Most people have heard of the hidden job market, and unfortunately I still find that not enough of those people have actually taken the advice about tapping into it for their job search. If you are one of those, it is time to jump on board. If you have not heard the term, the hidden job market is the word used to describe the unadvertised jobs that companies do not openly post or publicly advertise. They are the jobs that can be secured only through networking, recruiters, or the company creating a position for a specific employee for example. The kicker is that most jobs are landed through the hidden job market; up to 80%, according to some statistics.
Networking is a critical piece to your job search if you are in transition. What many people do not realize is that it is important to leverage the same tools you would use to tap into the hidden job market when you are defining your career path as well. Here is some advice on how to begin to utilize both of these in your search for your dream job.
1. Find people, not jobs. This goes for both job searching and defining your ideal career path. Turn your search on its head and focus on finding people to network with, not job openings. The more you do that, the better connections you will make, the more people you will meet, and the broader and more solid your network will become, enhancing your chances of landing a job (and the right job).
For defining your direction, the more people you can speak to in order to learn about the industries you are considering, the better. You will gain firsthand insight into what a typical day is like, what skills are required, and how to gain entree in the field from people who have been there and done that. Conduct as many informational interviews as possible to find out if your choices are the right ones before you make the leap.
2. Ask the right questions. When you are networking and conducting informational interviews, ask people about two critical pieces (at a minimum) to a fulfilling career direction. One is the tangible element of talents and skills. Make sure you are qualified for the career path you are considering. Will it make use of your talents and skills? Will you be good at the job? It has to be realistic for it to be a fit, especially because studies have shown that if people are not using their natural talents at a job, they will be unfulfilled.

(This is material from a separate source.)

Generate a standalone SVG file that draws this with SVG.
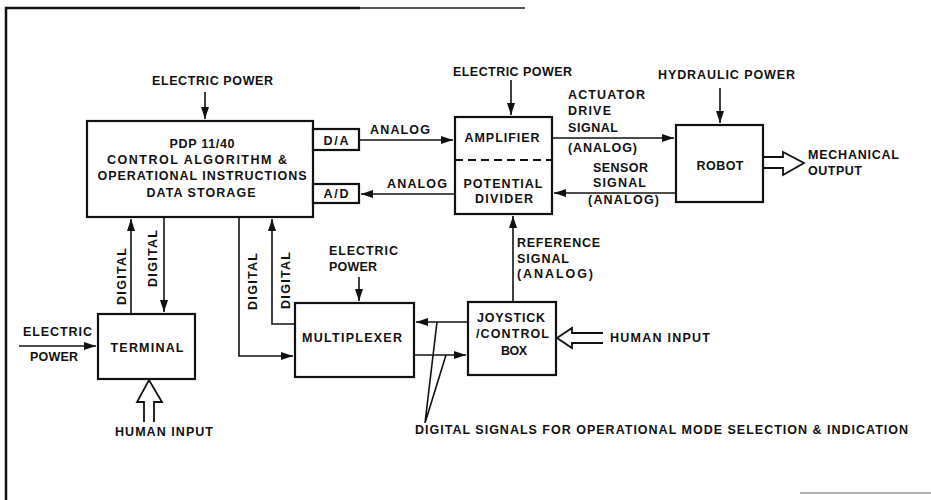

A second important factor to consider is your values and the values of the organization. Do they fit and mesh well together? The intangible elements of a career path are just as important to consider as the tangible. Will you be happy in this industry? Will it fit with your personality type? Find out if this is the case by learning more about the industry through informational interviews.
3. Be prepared. Even if you are conducting informational interviews for the purpose of learning more as opposed to landing a job, you need to be prepared. Have your resume updated. Prepare an elevator speech so you can introduce yourself confidently, explaining your background and what you bring to the table along with the fact that you are researching job ideas to learn more. Be honest about the position you are in; that you are investigating ideas and not necessarily applying for jobs yet. People will understand and the better prepared you are to tell them what you need, the more they can help you.
The bottom line is you need to keep in mind that leveraging your network and the hidden job market is still the best way to not only land a new job, but to further clarify your career direction. People in the industry will know more than anyone else what it is really like to work in that field. So use that resource as much as possible. And remember, the more specific you are with your career search, the more successful you will be.